Supplied information:

++++++++++

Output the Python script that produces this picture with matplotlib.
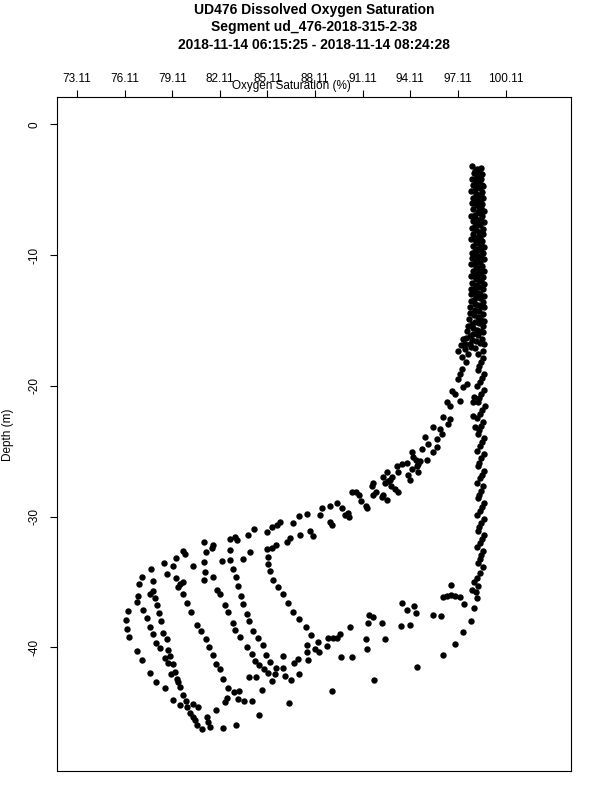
import matplotlib
matplotlib.use("Agg")
import matplotlib.pyplot as plt

plt.rcParams["font.family"] = ["Liberation Sans", "DejaVu Sans"]
plt.rcParams["axes.unicode_minus"] = False

TITLE = ["UD476 Dissolved Oxygen Saturation",
         "Segment ud_476-2018-315-2-38",
         "2018-11-14 06:15:25 - 2018-11-14 08:24:28"]
X_LABEL = "Oxygen Saturation (%)"
Y_LABEL = "Depth (m)"
X_TICKS = [73.11, 76.11, 79.11, 82.11, 85.11, 88.11, 91.11, 94.11, 97.11, 100.11]
X_TICK_LABELS = ["73.11", "76.11", "79.11", "82.11", "85.11",
                 "88.11", "91.11", "94.11", "97.11", "100.11"]
Y_TICKS = [0, -10, -20, -30, -40]
Y_TICK_LABELS = ["0", "-10", "-20", "-30", "-40"]

# --- mixed layer column (several passes) ---
upper_depth_a = [-3.2, -3.7, -4.2, -4.6, -5.1, -5.6, -6.0, -6.5, -7.0, -7.4, -7.9, -8.4, -8.8, -9.3, -9.8,
                 -10.2, -10.7, -11.2, -11.6, -12.1, -12.6, -13.0, -13.5, -14.0, -14.4, -14.9, -15.4, -15.8, -16.3, -16.8]
upper_o2_a = [98.02, 98.10, 97.98, 98.05, 97.96, 98.08, 97.99, 98.04, 97.95, 98.06, 97.97, 98.03, 97.95, 98.07, 97.98,
              98.02, 97.96, 98.05, 97.94, 98.01, 97.96, 97.90, 97.93, 97.86, 97.88, 97.80, 97.75, 97.70, 97.62, 97.55]

upper_depth_b = [-3.4, -3.9, -4.4, -4.8, -5.3, -5.8, -6.2, -6.7, -7.2, -7.6, -8.1, -8.6, -9.0, -9.5, -10.0,
                 -10.4, -10.9, -11.4, -11.8, -12.3, -12.8, -13.2, -13.7, -14.2, -14.6, -15.1, -15.6, -16.0, -16.5, -17.0]
upper_o2_b = [98.30, 98.38, 98.27, 98.35, 98.25, 98.33, 98.28, 98.36, 98.24, 98.31, 98.27, 98.34, 98.22, 98.30, 98.26,
              98.33, 98.25, 98.29, 98.22, 98.28, 98.20, 98.25, 98.18, 98.21, 98.12, 98.15, 98.05, 98.08, 97.98, 97.92]

upper_depth_c = [-3.3, -3.8, -4.2, -4.7, -5.2, -5.6, -6.1, -6.6, -7.0, -7.5, -8.0, -8.4, -8.9, -9.4, -9.8, -10.3,
                 -10.8, -11.2, -11.7, -12.2, -12.6, -13.1, -13.6, -14.0, -14.5, -15.0, -15.4, -15.9, -16.4, -16.8, -17.3]
upper_o2_c = [98.55, 98.62, 98.58, 98.66, 98.60, 98.70, 98.63, 98.72, 98.65, 98.74, 98.66, 98.71, 98.64, 98.75, 98.67, 98.72,
              98.65, 98.74, 98.68, 98.73, 98.66, 98.75, 98.69, 98.72, 98.66, 98.74, 98.68, 98.71, 98.65, 98.72, 98.66]

upper_depth_d = [-3.5, -4.0, -4.5, -4.9, -5.4, -5.9, -6.3, -6.8, -7.3, -7.7, -8.2, -8.7, -9.1, -9.6, -10.1,
                 -10.5, -11.0, -11.5, -11.9, -12.4, -12.9, -13.3, -13.8, -14.3, -14.7, -15.2, -15.7, -16.1, -16.6, -17.1]
upper_o2_d = [98.45, 98.50, 98.42, 98.48, 98.44, 98.52, 98.43, 98.49, 98.41, 98.50, 98.44, 98.47, 98.40, 98.51, 98.43,
              98.48, 98.42, 98.50, 98.41, 98.46, 98.40, 98.49, 98.38, 98.45, 98.36, 98.42, 98.30, 98.35, 98.25, 98.20]

upper_depth_e = [-3.6, -4.1, -4.6, -5.0, -5.5, -6.0, -6.4, -6.9, -7.4, -7.8, -8.3, -8.8, -9.2, -9.7, -10.2,
                 -10.6, -11.1, -11.6, -12.0, -12.5, -13.0, -13.4, -13.9, -14.4, -14.8, -15.3, -15.8, -16.2, -16.7]
upper_o2_e = [98.15, 98.22, 98.60, 98.18, 98.55, 98.14, 98.58, 98.20, 98.56, 98.16, 98.60, 98.18, 98.54, 98.15, 98.58,
              98.19, 98.55, 98.12, 98.58, 98.17, 98.52, 98.10, 98.56, 98.05, 98.50, 97.98, 98.55, 97.85, 98.50]

# --- thermocline (descending branch) ---
cline_o2 = [97.87, 97.43, 97.30, 97.56, 97.11, 97.74, 97.37, 97.62, 97.37, 97.24, 97.11, 97.68, 97.43, 96.74,
            96.93, 97.24, 96.42, 96.61, 96.17, 96.61, 96.48, 95.98, 95.54, 96.11, 95.79, 95.04, 95.22, 95.79,
            95.54, 94.85, 94.22, 95.16, 94.72, 94.28, 94.47, 94.59, 93.90, 93.59, 93.27, 94.53, 94.22, 94.59,
            93.96, 94.09, 93.33, 92.96, 92.64, 92.70, 92.39, 92.83, 92.52, 92.89, 93.15, 93.33, 91.76, 91.70,
            91.95, 91.76, 92.39, 92.33, 92.64, 90.69, 90.88, 90.44, 91.00, 91.32, 91.38, 89.49, 89.81, 90.18,
            90.25, 89.99, 89.05, 88.55, 88.42, 89.05, 89.18, 87.60, 87.10, 86.72, 87.16, 87.79, 87.98, 85.90,
            85.71, 85.40, 86.53, 86.34]
cline_depth = [-16.82, -16.43, -16.89, -17.20, -17.35, -17.58, -17.81, -18.20, -18.73, -19.12, -19.50, -19.88,
               -20.11, -20.42, -20.65, -21.18, -21.26, -21.57, -22.41, -22.56, -22.95, -23.33, -23.17, -23.71,
               -24.09, -23.94, -24.48, -24.71, -25.09, -24.86, -25.09, -25.63, -25.78, -25.47, -25.63, -26.01,
               -25.86, -26.01, -26.16, -26.16, -26.39, -26.62, -26.78, -27.23, -26.55, -27.00, -26.62, -27.31,
               -26.93, -27.16, -27.39, -27.69, -27.92, -28.08, -27.39, -27.69, -28.08, -28.31, -28.31, -28.46,
               -28.69, -28.15, -28.38, -28.15, -28.84, -29.15, -29.30, -28.92, -29.30, -29.69, -29.99, -29.84,
               -29.15, -29.30, -29.84, -30.38, -30.61, -29.76, -29.92, -30.45, -31.37, -31.06, -31.45, -30.38,
               -30.61, -30.76, -31.60, -31.91]

# --- well-oxygenated column below the mixed layer ---
right_depth_1 = [-17.58, -18.20, -18.81, -19.42, -20.03, -20.65, -21.26, -21.87, -22.49, -23.10, -23.71, -24.32,
                 -24.94, -25.55, -26.16, -26.78, -27.39, -28.00, -28.61, -29.23, -29.84, -30.45, -31.06, -31.68,
                 -32.29, -32.90, -33.52]
right_o2_1 = [98.40, 98.55, 98.35, 98.60, 98.30, 98.55, 98.38, 98.62, 98.33, 98.58, 98.36, 98.63, 98.32, 98.57,
              98.37, 98.62, 98.30, 98.58, 98.35, 98.62, 98.31, 98.56, 98.38, 98.60, 98.33, 98.55, 98.40]
right_depth_2 = [-17.89, -18.50, -19.12, -19.73, -20.34, -20.95, -21.57, -22.18, -22.79, -23.40, -24.02, -24.63,
                 -25.24, -25.86, -26.47, -27.08, -27.69, -28.31, -28.92, -29.53, -30.15, -30.76, -31.37, -31.98,
                 -32.60, -33.21, -33.82]
right_o2_2 = [98.70, 98.45, 98.75, 98.48, 98.72, 98.44, 98.78, 98.50, 98.70, 98.46, 98.76, 98.48, 98.72, 98.42,
              98.75, 98.47, 98.70, 98.44, 98.77, 98.49, 98.72, 98.45, 98.74, 98.47, 98.70, 98.50, 98.66]
right_extra_o2 = [98.06, 98.06, 98.18, 98.12]
right_extra_depth = [-21.26, -22.33, -23.17, -20.88]

# --- deep excursions (yo-yo loops) ---
deep_upper_o2 = [84.26, 83.07, 83.19, 82.75, 83.88, 85.08, 81.11, 81.68, 81.62, 81.24, 79.79, 79.92, 79.35, 78.59,
                 79.16, 80.42, 81.11, 82.25, 82.75, 82.75, 84.01, 85.08, 85.40, 85.65, 83.57, 85.14, 85.14, 85.27,
                 77.77, 77.21, 78.78, 79.35, 77.90, 79.79, 79.60, 79.47, 81.18, 81.68, 81.11, 77.02, 77.90, 77.71,
                 79.79, 76.95, 76.89, 78.03, 78.15, 80.04, 77.27, 78.28, 80.29, 81.93, 82.12, 82.44, 82.62, 76.32,
                 76.20, 77.52, 78.40, 76.26, 80.67, 80.92, 77.71, 77.90, 78.53, 76.39, 81.24, 78.78, 82.94, 83.13,
                 85.46, 83.25, 85.77, 86.09, 83.44, 86.40, 83.57, 86.72, 83.82, 82.94, 87.10, 83.95, 87.54, 83.07,
                 84.20, 87.85, 83.38, 84.51]
deep_upper_depth = [-30.91, -31.52, -31.75, -31.68, -31.37, -31.14, -31.91, -32.14, -32.37, -32.67, -32.60, -32.83,
                    -33.13, -33.52, -33.75, -33.75, -33.44, -33.36, -32.52, -33.29, -32.67, -32.44, -32.37, -32.14,
                    -33.21, -33.06, -33.59, -34.13, -33.98, -34.59, -34.36, -34.66, -34.89, -34.97, -35.12, -35.35,
                    -34.21, -34.59, -34.82, -35.12, -35.66, -35.89, -35.89, -36.04, -36.50, -36.20, -36.73, -36.58,
                    -37.12, -37.35, -37.27, -35.58, -35.89, -36.73, -37.27, -37.19, -37.88, -37.73, -37.96, -38.57,
                    -38.27, -38.72, -38.42, -38.95, -38.88, -39.18, -39.34, -39.34, -33.98, -34.59, -34.82, -35.28,
                    -35.35, -35.89, -36.04, -36.58, -36.66, -37.27, -37.42, -38.11, -37.81, -37.96, -38.42, -38.65,
                    -38.72, -39.03, -39.18, -39.26]

deep_lower_o2 = [78.09, 78.34, 78.84, 76.89, 78.97, 78.66, 77.21, 78.84, 79.16, 79.29, 79.03, 77.71, 79.41, 79.47,
                 78.09, 79.60, 78.66, 79.79, 79.98, 79.16, 79.60, 80.04, 80.42, 80.73, 80.23, 80.42, 80.55, 80.67,
                 80.99, 81.30, 81.36, 81.49, 81.87, 82.44, 82.56, 82.31, 82.62, 81.43, 81.68, 81.87, 82.12, 82.31,
                 83.82, 84.83, 84.14, 85.02, 84.33, 85.27, 84.58, 84.89, 85.14, 85.65, 85.59, 85.40, 86.09, 86.09,
                 86.22, 86.59, 86.78, 87.03, 87.10, 87.66, 87.60, 87.60, 88.29, 88.11, 88.36, 88.86, 83.00, 83.32,
                 83.25, 83.63, 84.14, 83.95, 84.39, 84.77]
deep_lower_depth = [-39.64, -40.03, -40.18, -40.26, -40.64, -40.79, -40.95, -41.18, -41.25, -41.87, -42.02, -41.94,
                    -42.40, -42.63, -42.63, -43.01, -43.09, -43.63, -44.09, -44.01, -44.39, -44.55, -44.32, -44.55,
                    -45.01, -45.31, -45.54, -45.93, -46.23, -45.31, -45.70, -46.08, -44.78, -44.16, -43.86, -42.40,
                    -43.09, -39.95, -40.56, -41.25, -41.64, -46.15, -39.95, -39.80, -40.49, -40.56, -41.02, -41.10,
                    -41.33, -41.64, -41.94, -41.56, -42.02, -42.55, -40.64, -41.56, -42.17, -42.48, -41.18, -40.87,
                    -42.02, -40.95, -40.33, -39.80, -39.57, -40.10, -40.33, -39.87, -43.40, -43.32, -43.93, -44.09,
                    -44.09, -42.25, -42.25, -43.24]

# --- bottom of the oxygenated column and sparse returns ---
return_o2 = [98.50, 98.31, 98.12, 98.37, 97.99, 98.25, 96.67, 96.17, 96.42, 96.67, 96.93, 97.24, 97.49, 98.12,
             98.31, 97.93, 97.43, 96.93, 96.17, 93.59, 93.90, 94.34, 94.47, 95.54, 96.04, 93.52, 94.09, 91.51,
             91.76, 91.44, 92.33, 91.32, 92.52, 91.38, 90.31, 89.68, 89.24, 89.49, 89.74, 90.44, 91.82, 94.53,
             89.18, 88.92, 86.47, 84.58, 83.13]
return_depth = [-34.28, -34.66, -34.97, -35.28, -35.58, -35.74, -35.20, -36.12, -36.04, -35.97, -36.04, -36.12,
                -36.66, -36.96, -36.20, -37.96, -38.80, -39.72, -40.56, -36.58, -37.12, -36.81, -37.35, -37.50,
                -37.58, -38.34, -38.27, -37.50, -37.65, -38.11, -38.11, -39.34, -39.34, -40.10, -38.42, -38.95,
                -39.26, -39.26, -40.72, -40.72, -42.48, -41.48, -43.32, -39.26, -44.24, -45.16, -45.93]

groups = [
    (upper_o2_a, upper_depth_a), (upper_o2_b, upper_depth_b), (upper_o2_c, upper_depth_c),
    (upper_o2_d, upper_depth_d), (upper_o2_e, upper_depth_e),
    (cline_o2, cline_depth),
    (right_o2_1, right_depth_1), (right_o2_2, right_depth_2), (right_extra_o2, right_extra_depth),
    (deep_upper_o2, deep_upper_depth), (deep_lower_o2, deep_lower_depth),
    (return_o2, return_depth),
]

fig = plt.figure(figsize=(6, 8), dpi=100)
ax = fig.add_axes([0.095, 0.03625, 0.8567, 0.8426])

for o2, dep in groups:
    ax.plot(o2, dep, "o", ls="none", color="black", ms=4.6, mew=0)

ax.set_xlim(71.85, 104.23)
ax.set_ylim(-49.45, 2.1)

ax.xaxis.tick_top()
ax.set_xticks(X_TICKS)
ax.set_xticklabels(X_TICK_LABELS)
ax.set_yticks(Y_TICKS)
ax.set_yticklabels(Y_TICK_LABELS, rotation=90, va="center")
ax.tick_params(axis="x", length=5, width=0.8, pad=3.5, labelsize=8.5, direction="out")
ax.tick_params(axis="y", length=5, width=0.8, pad=7, labelsize=8.5, direction="out")
for s in ax.spines.values():
    s.set_linewidth(0.8)

# axis title sits over the tick labels, as in the original
fig.text(291 / 600, 1 - 86 / 800, X_LABEL, ha="center", va="center", fontsize=8.5)
fig.text(8 / 600, 1 - 435 / 800, Y_LABEL, ha="center", va="center", rotation=90, fontsize=8.5)

for i, line in enumerate(TITLE):
    fig.text(314 / 600, 1 - (10 + 17.5 * i) / 800, line, ha="center", va="center",
             fontsize=10, fontweight="bold")

fig.savefig("out.png", dpi=100)
plt.close(fig)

++++++++++

To do:
Please quote the lines of the material, beginning with the first and ending with the one that contains "97.70, 97.62, 97.55]", exactly as written and without any pictures.

Response to this exercise:
Output the Python script that produces this picture with matplotlib.
import matplotlib
matplotlib.use("Agg")
import matplotlib.pyplot as plt

plt.rcParams["font.family"] = ["Liberation Sans", "DejaVu Sans"]
plt.rcParams["axes.unicode_minus"] = False

TITLE = ["UD476 Dissolved Oxygen Saturation",
         "Segment ud_476-2018-315-2-38",
         "2018-11-14 06:15:25 - 2018-11-14 08:24:28"]
X_LABEL = "Oxygen Saturation (%)"
Y_LABEL = "Depth (m)"
X_TICKS = [73.11, 76.11, 79.11, 82.11, 85.11, 88.11, 91.11, 94.11, 97.11, 100.11]
X_TICK_LABELS = ["73.11", "76.11", "79.11", "82.11", "85.11",
                 "88.11", "91.11", "94.11", "97.11", "100.11"]
Y_TICKS = [0, -10, -20, -30, -40]
Y_TICK_LABELS = ["0", "-10", "-20", "-30", "-40"]

# --- mixed layer column (several passes) ---
upper_depth_a = [-3.2, -3.7, -4.2, -4.6, -5.1, -5.6, -6.0, -6.5, -7.0, -7.4, -7.9, -8.4, -8.8, -9.3, -9.8,
                 -10.2, -10.7, -11.2, -11.6, -12.1, -12.6, -13.0, -13.5, -14.0, -14.4, -14.9, -15.4, -15.8, -16.3, -16.8]
upper_o2_a = [98.02, 98.10, 97.98, 98.05, 97.96, 98.08, 97.99, 98.04, 97.95, 98.06, 97.97, 98.03, 97.95, 98.07, 97.98,
              98.02, 97.96, 98.05, 97.94, 98.01, 97.96, 97.90, 97.93, 97.86, 97.88, 97.80, 97.75, 97.70, 97.62, 97.55]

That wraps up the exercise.